Homestands and Stadiums

Dear Allan Benavides [General Manager’ Eugene Emeralds]:

It has been a couple of days since we have talked. I apologize as I have been very busy on this Inland Empire 66ers’ homestand. Tonight I witnessed an honorary first pitch from a fan before the game, which sends shivers down my spine. I also witnessed the 66ers new Promotions’ Assistant, Little Bads85, lead a horde of children across the outfield in a chase of a red mascot. Little Bads was just two years old when security first chased him at San Manuel Stadium after he snuck into the bullpen to liberate a ball from a ball bag. Oh, how he has grown since then, but the outlaw spirit remains.

But I digress. I write to you to discuss the Emeralds’ next homestand which starts in five days. Do you feel the butterflies? Every wizened veteran knows they never really leave, although about four shots of Fireball makes them drowsy. I assume you have planned well.
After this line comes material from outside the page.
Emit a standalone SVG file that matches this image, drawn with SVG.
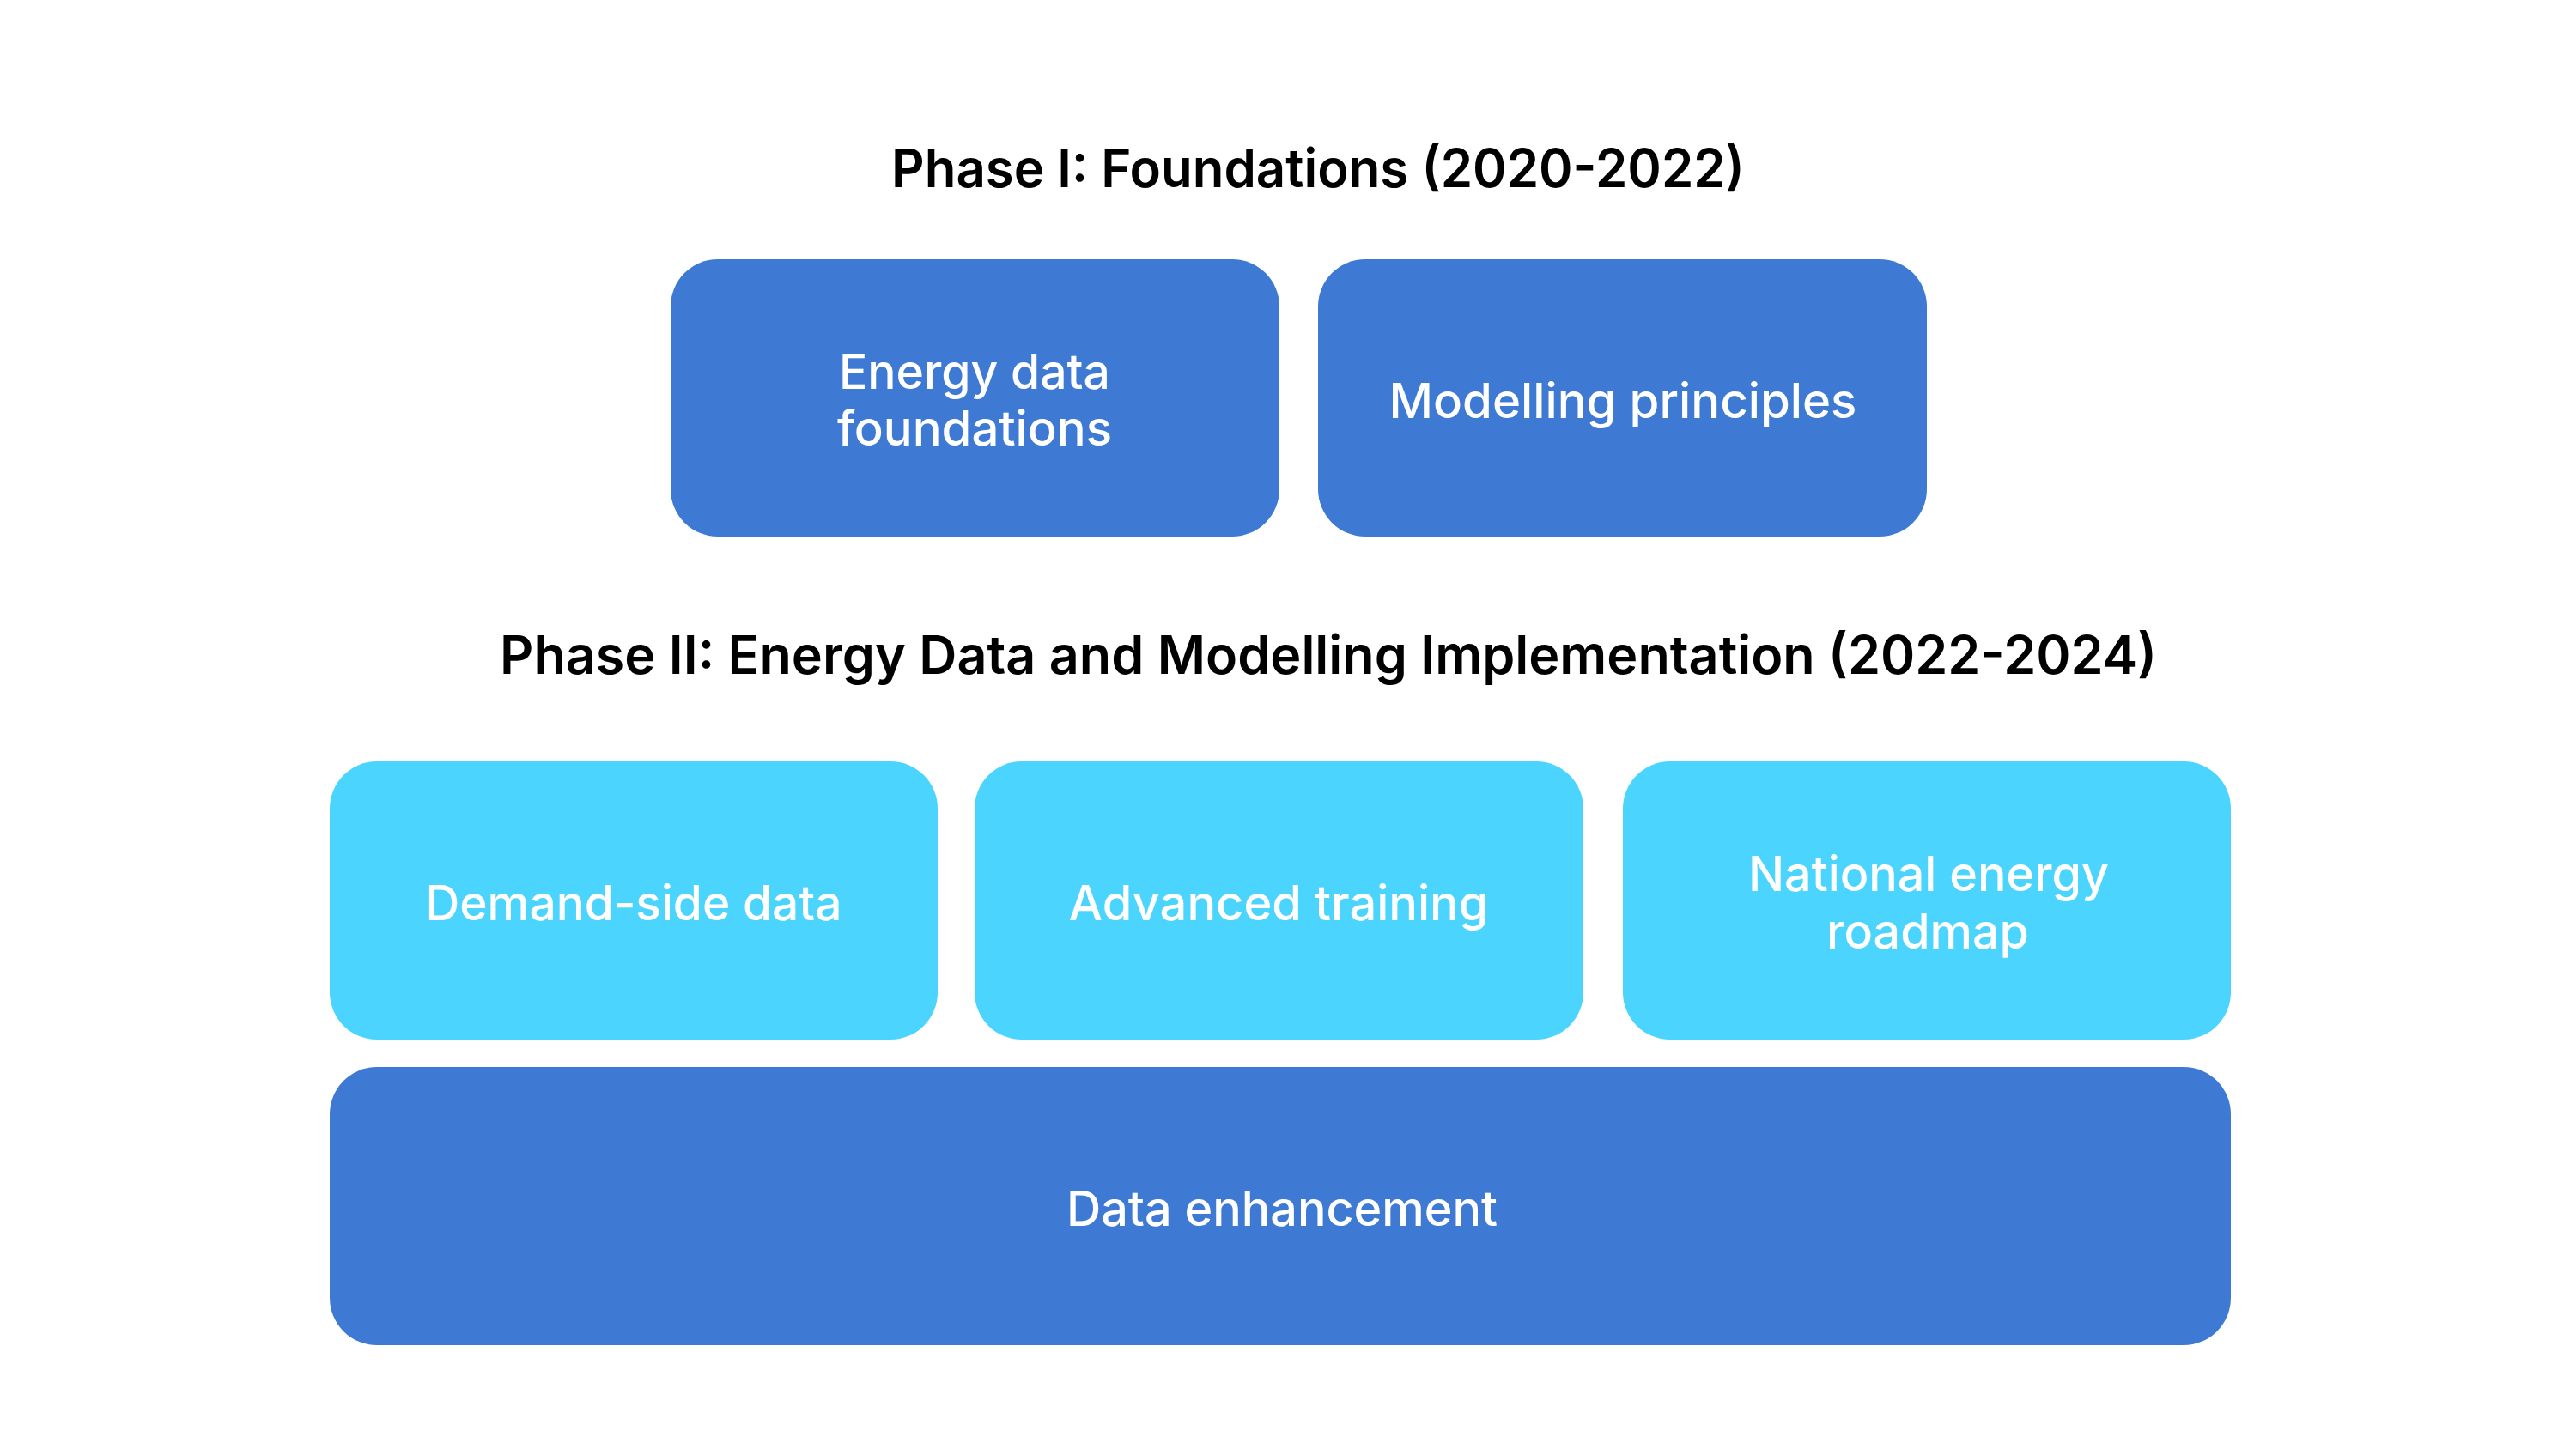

Will Emeralds’ shot glasses be sold in the team store soon? If you look at the fine print of my contract with your organization, you note that shot glasses with the official logo are to be sold. The Tri-City Dust Devils sell better glassware than the Ems now because drinking wine straight from the box is apparently frowned upon in Pasco. Squatch shot glasses would be a huge seller — I would buy forty myself for my shot freezer — another twenty to give to friends.

Did Alex Stimson [Media Relations] tell you I am stepping up to order some stylish Ems’ golf shirts? I figure with the new stadium on the horizon, we will be invited to play in many charity golf tournaments, and we don’t want to look slovenly. I know people in that industry, so I will get your organization a splendid deal. The Ems really need to start wooing the country club crowd because the luxury boxes in the new stadium are not going to fill themselves, plus I need access to quality courses when I visit Eugene.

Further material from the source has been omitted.